| TASK DESCRIPTION |
Print the listing as it stands, omitting all images.

[BEGIN GIVEN MATERIAL]

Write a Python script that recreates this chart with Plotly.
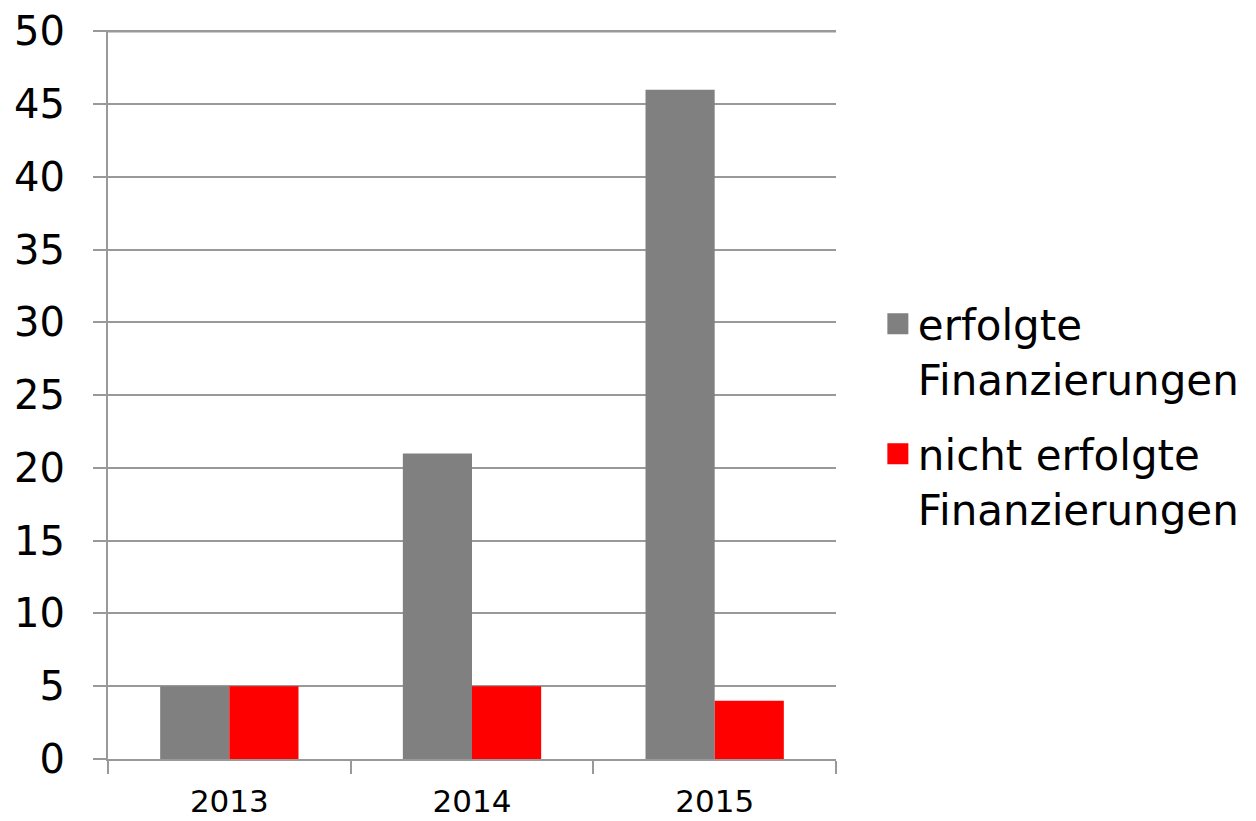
import plotly.graph_objects as go

years = ["2013", "2014", "2015"]
erfolgte = [5, 21, 46]
nicht_erfolgte = [5, 5, 4]
series_names = ["erfolgte<br>Finanzierungen", "nicht erfolgte<br>Finanzierungen"]
series_colors = ["#808080", "#FF0000"]
y_ticks = [0, 5, 10, 15, 20, 25, 30, 35, 40, 45, 50]

FONT = "DejaVu Sans"
GRID = "#999999"

fig = go.Figure()
for vals, name, col in zip([erfolgte, nicht_erfolgte], series_names, series_colors):
    fig.add_trace(go.Bar(x=years, y=vals, name=name, showlegend=False,
                         marker=dict(color=col, line=dict(width=0))))
# legend proxies with larger square symbols
for name, col in zip(series_names, series_colors):
    fig.add_trace(go.Scatter(x=[None], y=[None], mode="markers", name=name, legendgroup=name,
                             marker=dict(symbol="square", size=16, color=col,
                                         line=dict(color=col, width=5))))

# top gridline (plotly drops the grid line lying on the plot edge)
fig.add_hline(y=y_ticks[-1], line=dict(color=GRID, width=2), layer="below")

fig.update_layout(
    width=1248, height=813,
    margin=dict(l=100, r=418, t=22, b=62),
    paper_bgcolor="white", plot_bgcolor="white",
    barmode="group", bargap=0.43, bargroupgap=0,
    font=dict(family=FONT, color="black"),
    legend=dict(x=1.0575, xanchor="left", y=0.47, yanchor="middle",
                font=dict(size=42, family=FONT, color="black"),
                tracegroupgap=18, valign="top"),
    xaxis=dict(showline=True, linecolor=GRID, linewidth=2, automargin=False,
               ticks="outside", ticklen=13, tickcolor=GRID, tickwidth=2,
               tickson="boundaries", tickfont=dict(size=31, family=FONT),
               ticklabelstandoff=14, showgrid=False),
    yaxis=dict(range=[0, 50.1], tickvals=y_ticks,
               showline=True, linecolor=GRID, linewidth=2,
               automargin=False, ticklabeloverflow="allow",
               ticks="outside", ticklen=13, tickcolor=GRID, tickwidth=2,
               showgrid=True, gridcolor=GRID, gridwidth=2, zeroline=False,
               tickfont=dict(size=40, family=FONT), ticklabelstandoff=20),
)

fig.write_html("out.html")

[END GIVEN MATERIAL]

| SOLUTION TO THIS TASK |
Write a Python script that recreates this chart with Plotly.
import plotly.graph_objects as go

years = ["2013", "2014", "2015"]
erfolgte = [5, 21, 46]
nicht_erfolgte = [5, 5, 4]
series_names = ["erfolgte<br>Finanzierungen", "nicht erfolgte<br>Finanzierungen"]
series_colors = ["#808080", "#FF0000"]
y_ticks = [0, 5, 10, 15, 20, 25, 30, 35, 40, 45, 50]

FONT = "DejaVu Sans"
GRID = "#999999"

fig = go.Figure()
for vals, name, col in zip([erfolgte, nicht_erfolgte], series_names, series_colors):
    fig.add_trace(go.Bar(x=years, y=vals, name=name, showlegend=False,
                         marker=dict(color=col, line=dict(width=0))))
# legend proxies with larger square symbols
for name, col in zip(series_names, series_colors):
    fig.add_trace(go.Scatter(x=[None], y=[None], mode="markers", name=name, legendgroup=name,
                             marker=dict(symbol="square", size=16, color=col,
                                         line=dict(color=col, width=5))))

# top gridline (plotly drops the grid line lying on the plot edge)
fig.add_hline(y=y_ticks[-1], line=dict(color=GRID, width=2), layer="below")

fig.update_layout(
    width=1248, height=813,
    margin=dict(l=100, r=418, t=22, b=62),
    paper_bgcolor="white", plot_bgcolor="white",
    barmode="group", bargap=0.43, bargroupgap=0,
    font=dict(family=FONT, color="black"),
    legend=dict(x=1.0575, xanchor="left", y=0.47, yanchor="middle",
                font=dict(size=42, family=FONT, color="black"),
                tracegroupgap=18, valign="top"),
    xaxis=dict(showline=True, linecolor=GRID, linewidth=2, automargin=False,
               ticks="outside", ticklen=13, tickcolor=GRID, tickwidth=2,
               tickson="boundaries", tickfont=dict(size=31, family=FONT),
               ticklabelstandoff=14, showgrid=False),
    yaxis=dict(range=[0, 50.1], tickvals=y_ticks,
               showline=True, linecolor=GRID, linewidth=2,
               automargin=False, ticklabeloverflow="allow",
               ticks="outside", ticklen=13, tickcolor=GRID, tickwidth=2,
               showgrid=True, gridcolor=GRID, gridwidth=2, zeroline=False,
               tickfont=dict(size=40, family=FONT), ticklabelstandoff=20),
)

fig.write_html("out.html")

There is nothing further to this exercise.